Like many people in Kentucky who divorce, you may have expected that you would encounter challenges during your transition from living in a single-family household to adapting to a new lifestyle under separate roofs. From working out custody issues to deciding what to do with your house, the negotiation process is a critical factor toward achieving a fair and agreeable settlement.
Even if you and your spouse are on amicable terms, it’s a good idea to carefully consider your current financial situation and also what you might expect regarding finances down the line. The more you prepare ahead of time for your post-divorce financial future, the easier your transition might be. Any number of legal issues can arise regarding finances, as well, which is why it pays to know where to seek support if you don’t feel equipped to handle a particular problem on your own.
Make sure you establish financial independence
When it comes time for property division proceedings, remember that Kentucky is an equitable property state. This means the judge overseeing your case will decide how to split your marital assets. It also means that the split may not necessarily be 50/50. It is wise to open a separately owned bank account as soon as possible. It’s also never a good idea to co-mingle money from a separate account into an account you jointly own.
Date of separation
While it might seem a lot easier to stay living in the same house right up until your date of finalization, it may be best to establish an official date of separation instead. Any money you earn after legally separating would not count as marital property.

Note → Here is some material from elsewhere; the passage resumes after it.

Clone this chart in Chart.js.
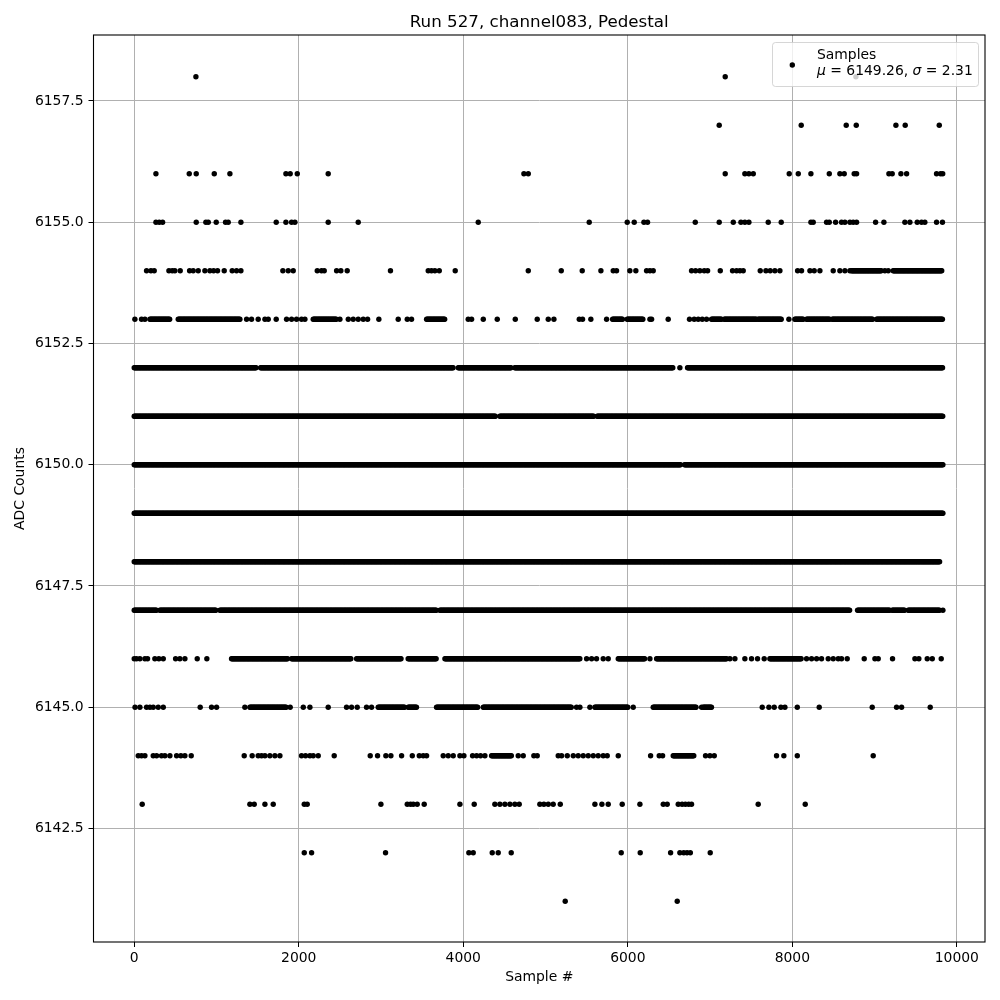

Check your joint bank accounts regularly
If you still share a bank account with your spouse, keep a close eye on things. If money disappears from the account without you knowing he or she was making a withdrawal, it could have serious financial implications because you might have a hidden asset problem on your hands. Many Kentucky spouses avoid this by limiting access to joint accounts.
Spend money to save money
On one hand, you might think it’s better to represent yourself in court in order to save money from hiring an experienced family law attorney. On the other hand, however, it can prove to one’s advantage to obtain experienced guidance and support, because this means you have someone who is well-versed in property division laws and all financial aspects of divorce advocating on your behalf to protect your best interests.